Палёный умолк, вскочил на ноги и принялся усердно шоркать своё тряпьё.

– Что тут за кавардак? – раздался голос дежурного по части.

– Палёный вещи стирает.

– Твои, Тальянкин?

– Свои я стираю!

– Тебя, дебила, не спрашиваю! Тальянкин, что ты гонишь? Он своё ни в жизнь не постирает! Уж я-то знаю.

– Я его заставил.

– В этом, любезный, я нисколько не сомневаюсь!

Вот и попал рядовой Тальянкин в чёрный список по неуставным отношениям. Из-за доброты к чмырю болотному!

– Почему в каптёрке свет горит?

– Сейчас выключу.

– Открой-ка двери!

Так и фишку прозевал! Теперь – в немилость к покерам, что похуже шакальего чёрного списка…

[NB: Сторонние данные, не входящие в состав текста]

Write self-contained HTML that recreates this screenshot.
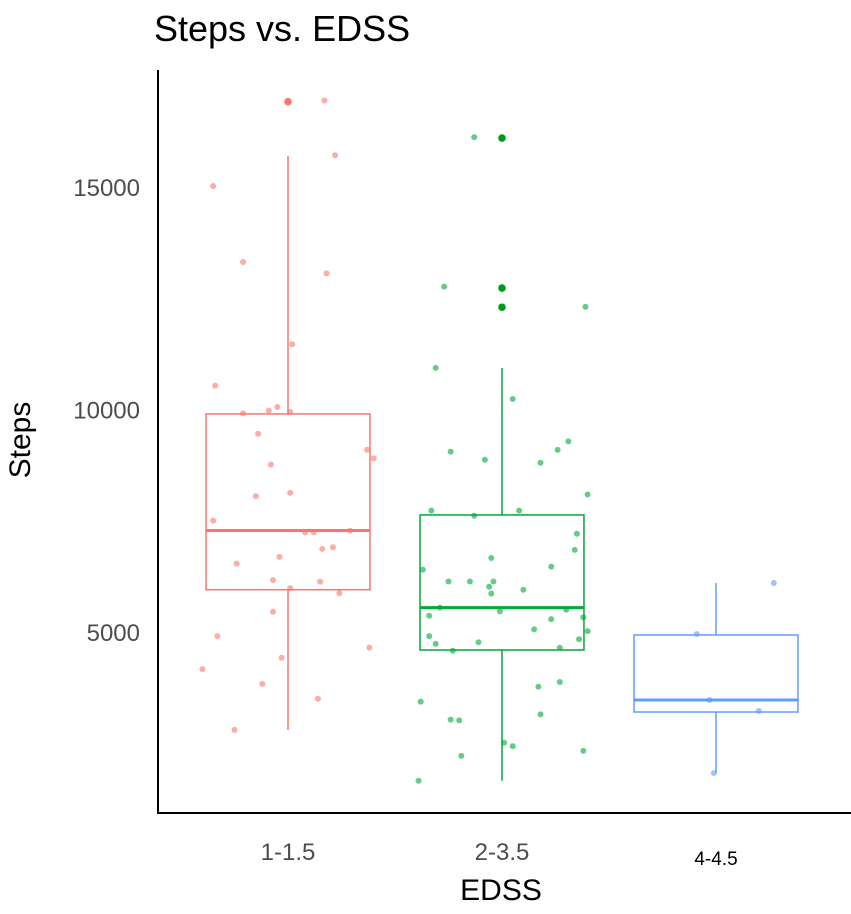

И пошли чёрные дни. Один за другим. Под жёстким прессингом азиатов пришлось Тальянкину работать наравне со всеми. В нарядах по столовой Мага его ставил исключительно в мойку. Одного. Но Лёха не позволял себе опускаться до уровня Палёного. В мойку он надевал старую хэбушку и сбитые сапоги. Свежее бельишко Лёха доставал за счёт сохранившихся связей кое с кем из тыловиков.

В самый зной посреди лета, когда Лёха, обливаясь едким потом, принимал в окошке мойки грязную посуду: сердобольный прапорщик подал ему в скользкую от жира ладонь – кусочек сахара с офицерского стола.